The last decade has been witness to how the concept of “mileurista” [somebody earning 1,000 € a month] has passed from being derogatory to being an aspiration.

A recent study by [the trade union organization] Comisiones Obreras with the title “#GeneraciónMóvil” [mobile generation], shows the following: unstable and unpredictable personal and career paths, always conditioned by low salaries, unbearable rates of temporality and a rotation that turns the young into nomads in the labor market: from one sector to another, from salaried to self-employed, from victims of undesired partiality to false interns, with imposed stopovers in unemployment or abroad, without safe horizons nor the least capacity to plan life projects in the medium or long term, without security...In 2017, 66 of every 100 young people had a temporary and/or part time contract; and still worse, 20 of every 100 salaried young suffered from double precariousness (temporary and part-time contract).
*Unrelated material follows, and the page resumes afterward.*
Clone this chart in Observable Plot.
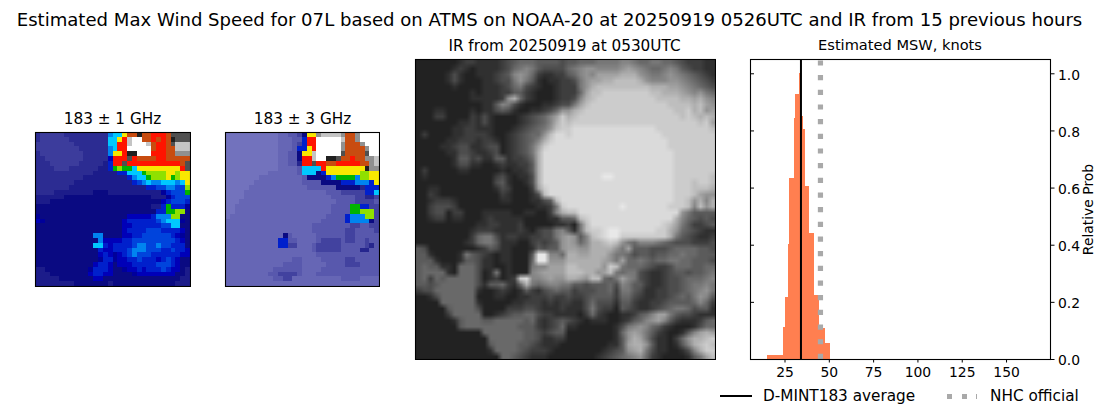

Only 34 of every 100 had a fixed full-time contract...Lastly, emancipation: 81% of the young between 20 and 24 years, 53% of those between 25 and 29, and 24% of those between 30 and 34 years still live with their parents. … leading to a lower birth rate, as they have their first child later or can’t afford to have children at all.[…] many young people are deprived of the opportunities they should have had: the right to live their own life independently has been snatched away from them, to take their own choices, forcing them to accept, in the best of cases, any job, to work at any price, to study what the job market dictates to them and not that for which they had a vocation, or to return again and again to their family’s home, hiding their frustration."SOURCE: Joaquín Estefanía's article: “Ideas,”  El País , Dec. 30, 2018, p. 8 [printed edition] (Originally found as excerpts here at LITERARY RAMBLES blog.)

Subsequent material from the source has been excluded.